For each trip we have a programmed visit to producers and experts on the most outstanding traditional foods in the area. We get ready to spend time with them, to listen, see, taste, smell, drink and learn as much from the region as our senses can get. We memorize the aromas of cured meats, young and aged wines, the characteristic tastes of cow and goat cheeses, of cold-pressed olive oils, of coffee, chocolate, apples, figs and all the rest. We never stop taking notes and shooting our cameras, even while eating, unless we are fast asleep on hotel beds or in the bus rides between locations.

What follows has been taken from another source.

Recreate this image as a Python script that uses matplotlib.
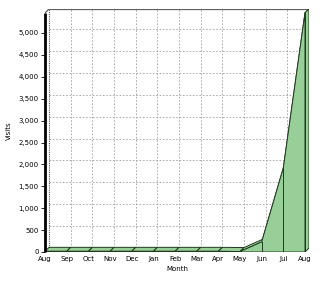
import matplotlib
matplotlib.use("Agg")
import matplotlib.pyplot as plt
from matplotlib.patches import Polygon

months = ["Aug", "Sep", "Oct", "Nov", "Dec", "Jan", "Feb", "Mar", "Apr", "May", "Jun", "Jul", "Aug"]
visits = [15, 15, 15, 15, 15, 15, 15, 15, 15, 10, 230, 1920, 5460]
yticks = [0, 500, 1000, 1500, 2000, 2500, 3000, 3500, 4000, 4500, 5000]

W, H = 320, 284
fig = plt.figure(figsize=(W / 100, H / 100), dpi=100)
fig.patch.set_facecolor("white")

# axes in pixel geometry
L, R, T, B = 45, 309, 9, 252
ax = fig.add_axes([L / W, (H - B) / H, (R - L) / W, (B - T) / H])
n = len(months) - 1
px_x = 260 / n            # pixels per month
px_y = 219 / 5000         # pixels per visit
xmax = (R - L) / px_x
ymax = (B - T) / px_y
ax.set_xlim(0, xmax)
ax.set_ylim(0, ymax)
depth = 4
dx = depth / px_x
dy = depth / px_y

for s in ax.spines.values():
    s.set_visible(False)
ax.set_facecolor("white")

# back wall grid (dashed)
gcol = "#a0a0a0"
for i in range(1, n + 1):
    ax.plot([i + dx, i + dx], [dy, ymax], color=gcol, lw=0.6, ls=(0, (2, 2)), zorder=1)
for v in yticks[1:]:
    ax.plot([dx, n + dx], [v + dy, v + dy], color=gcol, lw=0.6, ls=(0, (2, 2)), zorder=1)
# back wall left edge (dotted) and top border
ax.plot([dx, dx], [dy, ymax], color="#555555", lw=0.8, ls=(0, (1, 1)), zorder=2)
ax.plot([dx, xmax], [ymax, ymax], color="#606060", lw=0.9, zorder=2)
ax.plot([0, dx], [ymax - dy, ymax], color="#606060", lw=0.9, zorder=2)

fill = "#98cf98"
edge = "#1e3a1e"
xs = list(range(n + 1))

# top surface per segment
for i in range(n):
    quad = [(xs[i], visits[i]), (xs[i + 1], visits[i + 1]),
            (xs[i + 1] + dx, visits[i + 1] + dy), (xs[i] + dx, visits[i] + dy)]
    ax.add_patch(Polygon(quad, closed=True, facecolor=fill, edgecolor=edge, lw=0.7, zorder=3))
# right side face
side = [(xs[-1], 0), (xs[-1], visits[-1]), (xs[-1] + dx, visits[-1] + dy), (xs[-1] + dx, dy)]
ax.add_patch(Polygon(side, closed=True, facecolor=fill, edgecolor=edge, lw=0.7, zorder=3))
ax.plot([xs[-1] + dx, xs[-1] + dx], [dy, visits[-1] + dy], color=edge, lw=0.8,
        ls=(0, (1, 1)), zorder=5)
# front face
front = [(0, 0)] + list(zip(xs, visits)) + [(xs[-1], 0)]
ax.add_patch(Polygon(front, closed=True, facecolor=fill, edgecolor=edge, lw=0.7, zorder=4))
for x, v in zip(xs, visits):
    ax.plot([x, x], [0, v], color=edge, lw=0.7, zorder=5)

# left spine (thick front edge)
ax.plot([0, 0], [0, ymax - dy], color="black", lw=2, zorder=6, clip_on=False,
        solid_capstyle="butt")

ax.set_xticks(xs)
ax.set_xticklabels(months, fontsize=5)
ax.tick_params(axis="x", length=0, pad=3)
ax.set_yticks(yticks)
ax.set_yticklabels([f"{v:,}" for v in yticks], fontsize=5)
ax.tick_params(axis="y", length=3, width=0.6, pad=1.5, direction="out")
ax.set_xlabel("Month", fontsize=5, labelpad=2.5)
ax.set_ylabel("Visits", fontsize=5, labelpad=5)

fig.savefig("out.png", dpi=100, facecolor="white")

Everyone complains at some point because the trips can be exhausting, from the crack of morning to close to midnight, because our daily work and visit plans are really packed. And yet, we don’t seem to get enough of it. We have grown so fond of this way of looking at the world that we can no longer travel any other way, as we often do on our own on weekends or holidays. This is how I just visited Croatia and fell completely in love with it!

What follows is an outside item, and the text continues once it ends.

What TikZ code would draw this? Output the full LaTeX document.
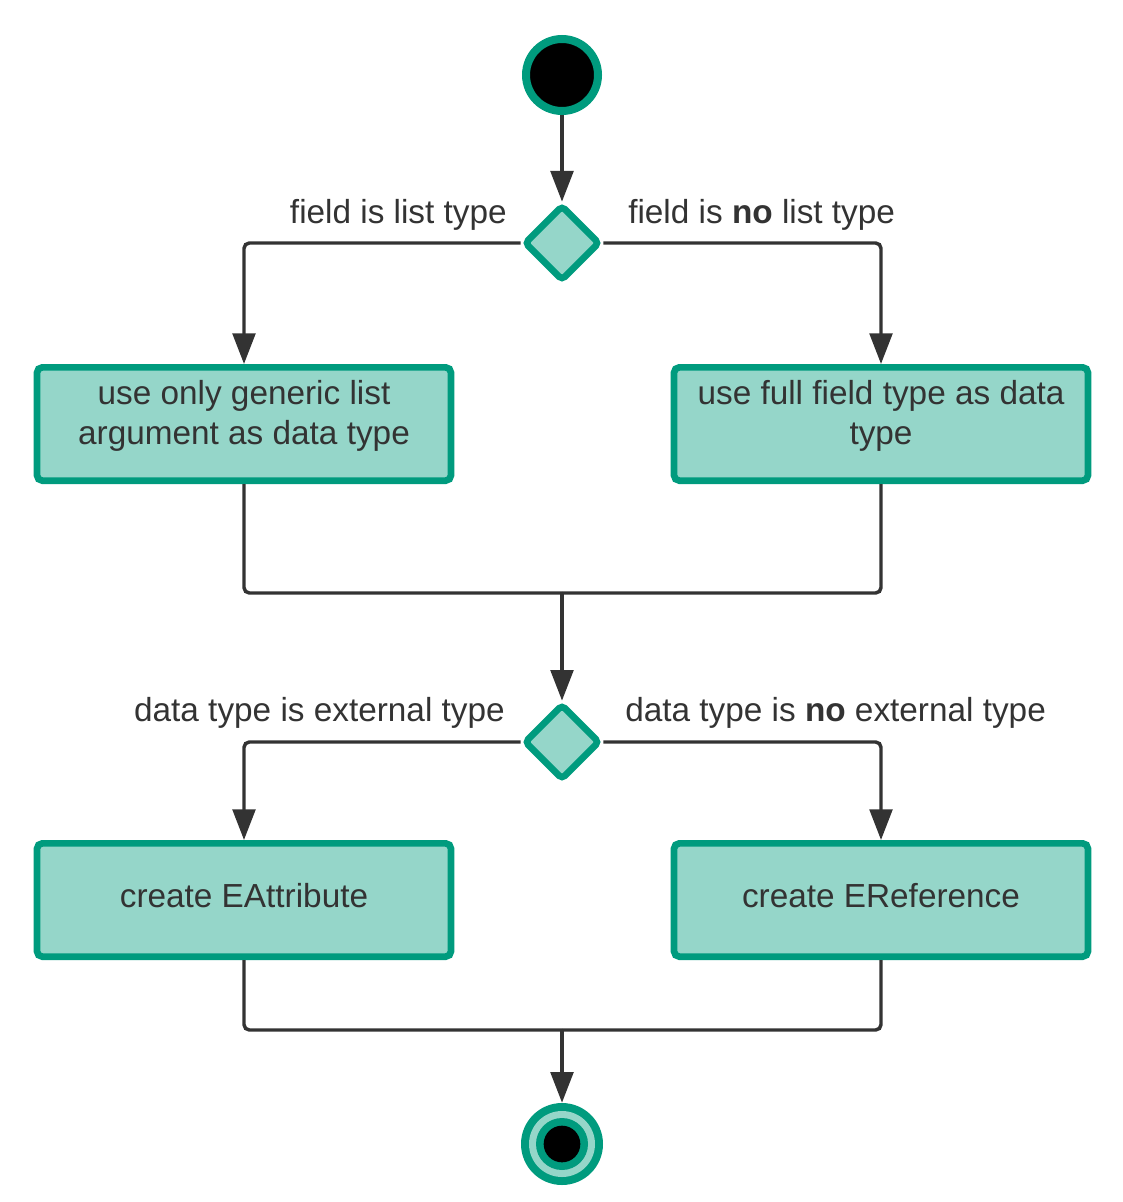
\documentclass[tikz,border=0pt]{standalone}
\usepackage{fontspec}
\setmainfont{Liberation Sans}
\usetikzlibrary{arrows.meta,shapes.geometric}
\definecolor{dgreen}{HTML}{009B7E}
\definecolor{lgreen}{HTML}{95D6C9}
\definecolor{ink}{HTML}{333333}
\tikzset{
  actbox/.style={draw=dgreen, fill=lgreen, line width=5pt, rounded corners=4pt, minimum width=310.5pt, minimum height=85pt, align=center, text=ink, font=\fontsize{25}{30}\selectfont, inner sep=0pt},
  decis/.style={draw=dgreen, fill=lgreen, line width=5pt, diamond, rounded corners=3pt, minimum width=57pt, minimum height=57pt, inner sep=0pt},
  conn/.style={draw=ink, line width=2.6pt, rounded corners=4pt},
  arr/.style={conn, -{Triangle[length=23pt,width=17pt]}},
  lbl/.style={text=ink, font=\fontsize{25}{30}\selectfont, inner sep=0pt},
}
\begin{document}
\begin{tikzpicture}[x=0.75pt,y=-0.75pt]
\useasboundingbox (0,0) rectangle (1123,1202);
% start
\node[circle, draw=dgreen, fill=black, line width=6pt, minimum size=54pt, inner sep=0pt] (start) at (562,75) {};
% decision 1
\node[decis] (d1) at (562,243) {};
\node[lbl, anchor=east] (l1) at (507,215) {field is list type};
\node[lbl, anchor=west] (r1) at (628,215) {field is \textbf{no} list type};
% boxes
\node[actbox, text depth=17pt] (b1) at (244,424) {use only generic list\\argument as data type};
\node[actbox, text depth=17pt] (b2) at (881,424) {use full field type as data\\type};
\coordinate (m1) at (562,593);
% decision 2
\node[decis] (d2) at (562,742) {};
\node[lbl, anchor=east] (l2) at (505,713) {data type is external type};
\node[lbl, anchor=west] (r2) at (625,713) {data type is \textbf{no} external type};
\node[actbox, text depth=7pt] (b3) at (244,900) {create EAttribute};
\node[actbox, text depth=7pt] (b4) at (881,900) {create EReference};
\coordinate (m2) at (562,1030);
% end
\node[circle, fill=dgreen, minimum size=61.5pt, inner sep=0pt] (endn) at (562,1144) {};
\node[circle, fill=lgreen, minimum size=49.5pt, inner sep=0pt] (endl) at (endn) {};
\node[circle, fill=dgreen, minimum size=39pt, inner sep=0pt] (endg) at (endn) {};
\node[circle, fill=black, minimum size=27.5pt, inner sep=0pt] (endb) at (endn) {};
% connectors
\draw[arr] (start.south) -- (d1.north);
\draw[arr] (d1.west) -| (b1.north);
\draw[arr] (d1.east) -| (b2.north);
\draw[conn] (b1.south) |- (m1);
\draw[conn] (b2.south) |- (m1);
\draw[arr] (m1) -- (d2.north);
\draw[arr] (d2.west) -| (b3.north);
\draw[arr] (d2.east) -| (b4.north);
\draw[conn] (b3.south) |- (m2);
\draw[conn] (b4.south) |- (m2);
\draw[arr] (m2) -- (endn.north);
\end{tikzpicture}
\end{document}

We drove about 8 hours from Bra to Porec, on the Istrian peninsula of Croatia. As soon as we crossed Slovenia and began descending towards the Croatian coast, the landscape changed drastically. From the greyish green of the naked plains covered with rain and fog in the Piemonte region, we found ourselves surrounded by native forests of brightly colored trees of falling leaves, fields of vineyards gaily showing off the richest autumn scale from deep greens and yellows, to oranges, reds and deep violets. Here and there were rows of olive trees which, against the colorful landscape layered over rusty red soil, seemed almost silvery blue.

During the next two days we savored the freshest oysters and sea truffles on the dock of a local fisherman by the shore; we had a 20-course dinner made up only of local small fish caught by the restaurant owner and cooked by his son; we tried four different game meats prepared in traditional recipes; we ate beans and grains hearty soups; gnocchi, risottos and scrambled eggs covered with grated white and black truffles and local pressed olive oils. We took several 10 to 30-minute rides to go from one place to another, through fields and hills and precious little towns, and for every meal we had brilliant local wines, reds and whites, flat and sparkling.
Yes. Travelling will just never be the same in our lives. We will continue forever planning and taking field trips, with our friends all over the world, as if this master at UNISG never ended!